Biologic targeted treatments are also a possible therapeutic option for MDS-associated ADs but with lower response rates compared to GCs and compared to non MDS-related ADs [25]. Moreover, they have no effect on cytopenias of the underlying MDS [25, 46]. Rituximab proved to be the most efficient among biologics, with an overall response of 58%, mainly in vasculitis. However, a high rate of adverse effects was reported with these therapies [25]. In contrast, MDS treatment, in particular azacitidine, has been found to have a good effect on associated ADs with regard to the dose of GCs and the number of steroid-dependent patients [15]. As for hypomethylating agents, their efficacy in terms of outcome in MDS-associated ADs has to be confirmed. Interestingly, hematopoietic stem cell transplantation (HSCT), which is the only satisfactory option reported for MDS management, is currently also considered as an effective option in treating severe, refractory AD through reconstituting the hematopoietic system and restoring immune functions as well [47, 48].

Prognostic specific aspects

The heterogeneity of ADs associated with MDS makes the prognostic significance of this association controversial.
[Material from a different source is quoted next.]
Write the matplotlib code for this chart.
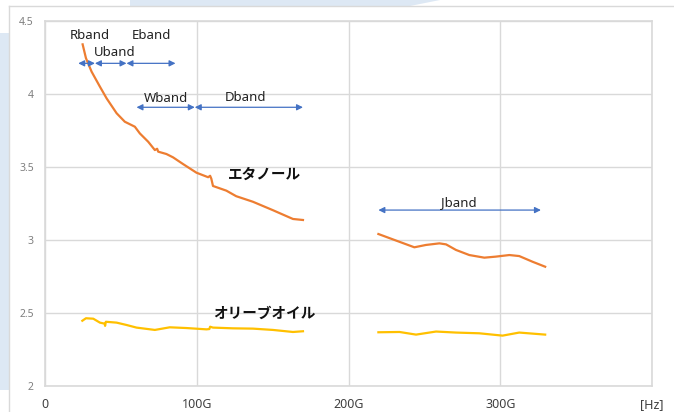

However, in general, whereas the AD develops before the MDS or during its course, no differences in overall survival or in the rates of acute myeloid leukemia and death have been reported in patients with ADs and MDS compared to with patients with MDS [8, 11, 20]. Nonetheless, systemic vasculitis has been reported as a poor prognostic factor in patients with MDS, mainly due to the presence of high-risk MDS features, and Sweet syndrome has been associated with progression of MDS [11]. Cryoglobulinemic vasculitis was also associated with lower median overall survival [17] due to a higher infectious rate [20]. However, in the presence of an associated AD, the underlying cytogenetic features of MDS do not seem to be influenced [11].

Conclusions

Myelodysplastic syndrome and ADs may coexist or complicate each other with a delay of months to years. Myelodysplastic syndrome-associated ADs have some epidemiological and clinical specific aspects but no major effects on survival. Although this association has been established by several studies, it is sometimes difficult to diagnose, and MDS should always be considered in the diagnostic algorithm of patients having ADs when cytopenia(s) cannot be explained by the immunological disorders.